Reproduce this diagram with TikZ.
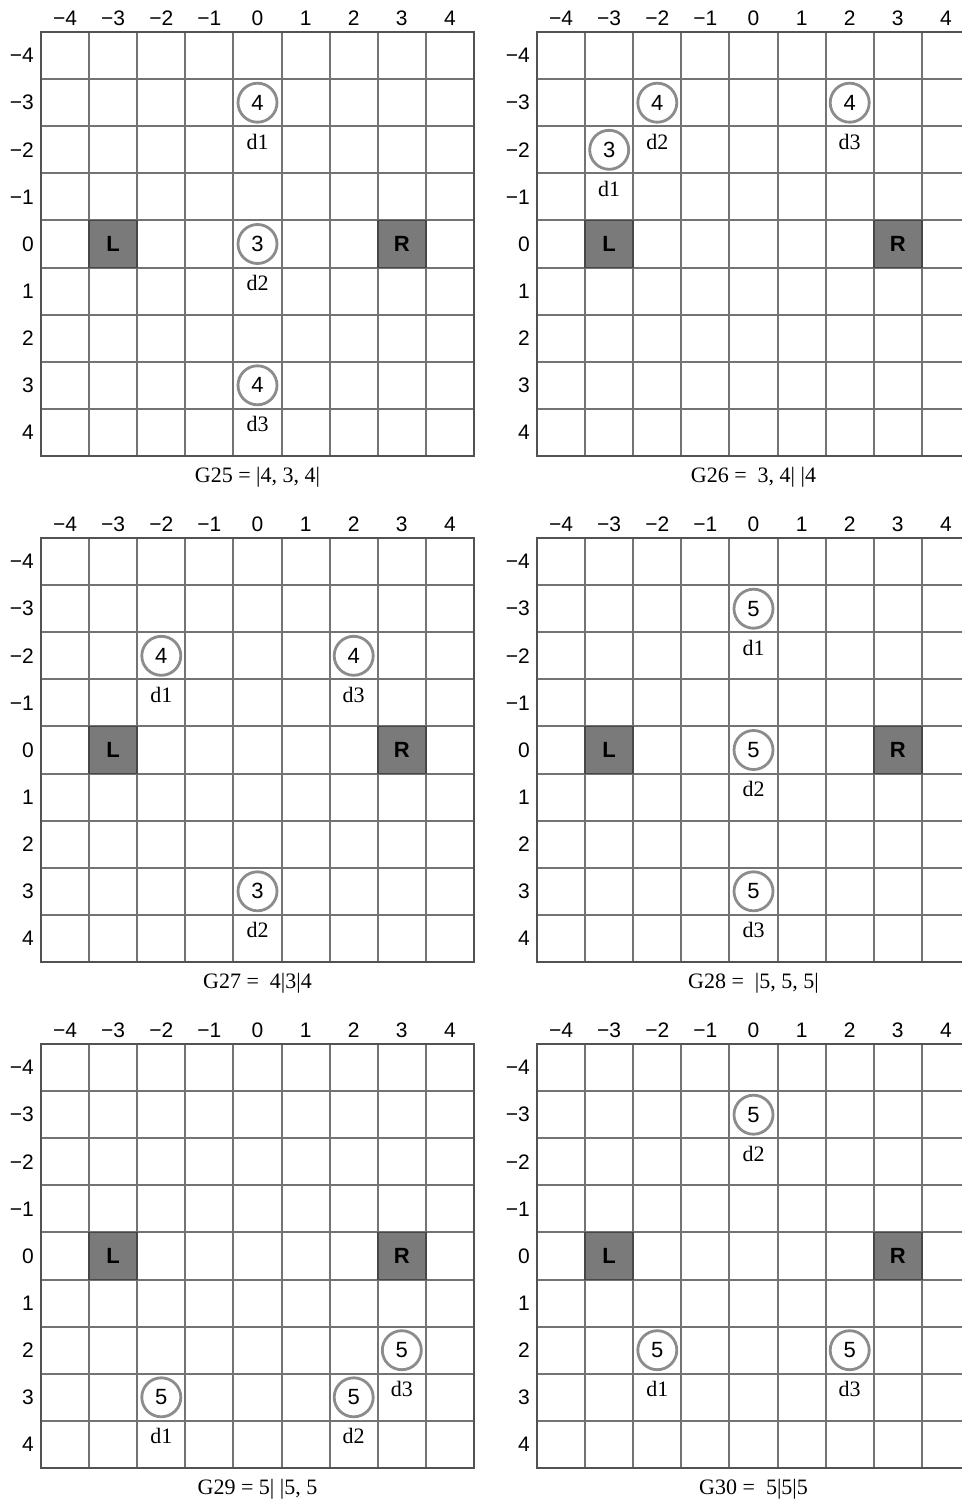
\documentclass[tikz,border=0pt]{standalone}
\usepackage{fontspec}
\setmainfont{Liberation Serif}
\setsansfont{Liberation Sans}
\usetikzlibrary{positioning}

\begin{document}
\begin{tikzpicture}[x=0.5pt,y=-0.5pt,
  gline/.style={draw=black!55,line width=1pt},
  gframe/.style={draw=black!68,line width=1.4pt},
  axlab/.style={font=\sffamily\fontsize{10.5}{11}\selectfont,inner sep=1pt},
  robot/.style={draw=black!72,fill=black!52,line width=0.9pt,
                minimum width=24.05pt,minimum height=23.55pt,inner sep=0pt,
                font=\sffamily\bfseries\fontsize{11}{12}\selectfont},
  disc/.style={circle,draw=black!45,line width=1.4pt,fill=white,
               minimum size=19.5pt,inner sep=0pt,
               font=\sffamily\fontsize{11}{12}\selectfont},
  dlab/.style={fill=white,inner sep=0.5pt,font=\fontsize{11}{12}\selectfont},
  gcap/.style={font=\fontsize{11}{12}\selectfont}]
  \useasboundingbox (0,0) rectangle (962,1499);
  \clip (0,0) rectangle (962,1499);
  % seis tableros
  \foreach \cx/\cy/\gname/\dl [count=\p] in {
      257.5/244/{G25 = |4, 3, 4|}/{0/-3/4/d1, 0/0/3/d2, 0/3/4/d3},
      753.5/244/{G26 =\enspace 3, 4| |4}/{-3/-2/3/d1, -2/-3/4/d2, 2/-3/4/d3},
      257.5/750/{G27 =\enspace 4|3|4}/{-2/-2/4/d1, 0/3/3/d2, 2/-2/4/d3},
      753.5/750/{G28 =\enspace |5, 5, 5|}/{0/-3/5/d1, 0/0/5/d2, 0/3/5/d3},
      257.5/1256/{G29 = 5| |5, 5}/{-2/3/5/d1, 2/3/5/d2, 3/2/5/d3},
      753.5/1256/{G30 =\enspace 5|5|5}/{-2/2/5/d1, 0/-3/5/d2, 2/2/5/d3}}{
    \begin{scope}[shift={(\cx,\cy)},x=24.05pt,y=-23.55pt]
      % rejilla
      \foreach \v in {-3.5,-2.5,...,3.5}{
        \draw[gline] (\v,-4.5) -- (\v,4.5);
        \draw[gline] (-4.5,\v) -- (4.5,\v);
      }
      \draw[gframe] (-4.5,-4.5) rectangle (4.5,4.5);
      % ejes
      \foreach \val/\lab in {-4/−4,-3/−3,-2/−2,-1/−1,0/0,1/1,2/2,3/3,4/4}{
        \node[axlab] (cx\p\val) at (\val,-4.8) {\lab};
        \node[axlab,anchor=east] (cy\p\val) at (-4.6,\val) {\lab};
      }
      % robots
      \node[robot] (L\p) at (-3,0) {L};
      \node[robot] (R\p) at (3,0) {R};
      % discos
      \foreach \ci/\cj/\val/\dn in \dl{
        \node[disc] (\dn-\p) at (\ci,\cj) {\val};
        \node[dlab,below=4.5pt of \dn-\p] (t\dn-\p) {\dn};
      }
      \node[gcap] (g\p) at (0,4.95) {\gname};
    \end{scope}
  }
\end{tikzpicture}
\end{document}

**Exercise details**
Copy the material exactly. Do not include the pictures.

**Result**
Reproduce this diagram with TikZ.
\documentclass[tikz,border=0pt]{standalone}
\usepackage{fontspec}
\setmainfont{Liberation Serif}
\setsansfont{Liberation Sans}
\usetikzlibrary{positioning}

\begin{document}
\begin{tikzpicture}[x=0.5pt,y=-0.5pt,
  gline/.style={draw=black!55,line width=1pt},
  gframe/.style={draw=black!68,line width=1.4pt},
  axlab/.style={font=\sffamily\fontsize{10.5}{11}\selectfont,inner sep=1pt},
  robot/.style={draw=black!72,fill=black!52,line width=0.9pt,
                minimum width=24.05pt,minimum height=23.55pt,inner sep=0pt,
                font=\sffamily\bfseries\fontsize{11}{12}\selectfont},
  disc/.style={circle,draw=black!45,line width=1.4pt,fill=white,
               minimum size=19.5pt,inner sep=0pt,
               font=\sffamily\fontsize{11}{12}\selectfont},
  dlab/.style={fill=white,inner sep=0.5pt,font=\fontsize{11}{12}\selectfont},
  gcap/.style={font=\fontsize{11}{12}\selectfont}]
  \useasboundingbox (0,0) rectangle (962,1499);
  \clip (0,0) rectangle (962,1499);
  % seis tableros
  \foreach \cx/\cy/\gname/\dl [count=\p] in {
      257.5/244/{G25 = |4, 3, 4|}/{0/-3/4/d1, 0/0/3/d2, 0/3/4/d3},
      753.5/244/{G26 =\enspace 3, 4| |4}/{-3/-2/3/d1, -2/-3/4/d2, 2/-3/4/d3},
      257.5/750/{G27 =\enspace 4|3|4}/{-2/-2/4/d1, 0/3/3/d2, 2/-2/4/d3},
      753.5/750/{G28 =\enspace |5, 5, 5|}/{0/-3/5/d1, 0/0/5/d2, 0/3/5/d3},
      257.5/1256/{G29 = 5| |5, 5}/{-2/3/5/d1, 2/3/5/d2, 3/2/5/d3},
      753.5/1256/{G30 =\enspace 5|5|5}/{-2/2/5/d1, 0/-3/5/d2, 2/2/5/d3}}{
    \begin{scope}[shift={(\cx,\cy)},x=24.05pt,y=-23.55pt]
      % rejilla
      \foreach \v in {-3.5,-2.5,...,3.5}{
        \draw[gline] (\v,-4.5) -- (\v,4.5);
        \draw[gline] (-4.5,\v) -- (4.5,\v);
      }
      \draw[gframe] (-4.5,-4.5) rectangle (4.5,4.5);
      % ejes
      \foreach \val/\lab in {-4/−4,-3/−3,-2/−2,-1/−1,0/0,1/1,2/2,3/3,4/4}{
        \node[axlab] (cx\p\val) at (\val,-4.8) {\lab};
        \node[axlab,anchor=east] (cy\p\val) at (-4.6,\val) {\lab};
      }
      % robots
      \node[robot] (L\p) at (-3,0) {L};
      \node[robot] (R\p) at (3,0) {R};
      % discos
      \foreach \ci/\cj/\val/\dn in \dl{
        \node[disc] (\dn-\p) at (\ci,\cj) {\val};
        \node[dlab,below=4.5pt of \dn-\p] (t\dn-\p) {\dn};
      }
      \node[gcap] (g\p) at (0,4.95) {\gname};
    \end{scope}
  }
\end{tikzpicture}
\end{document}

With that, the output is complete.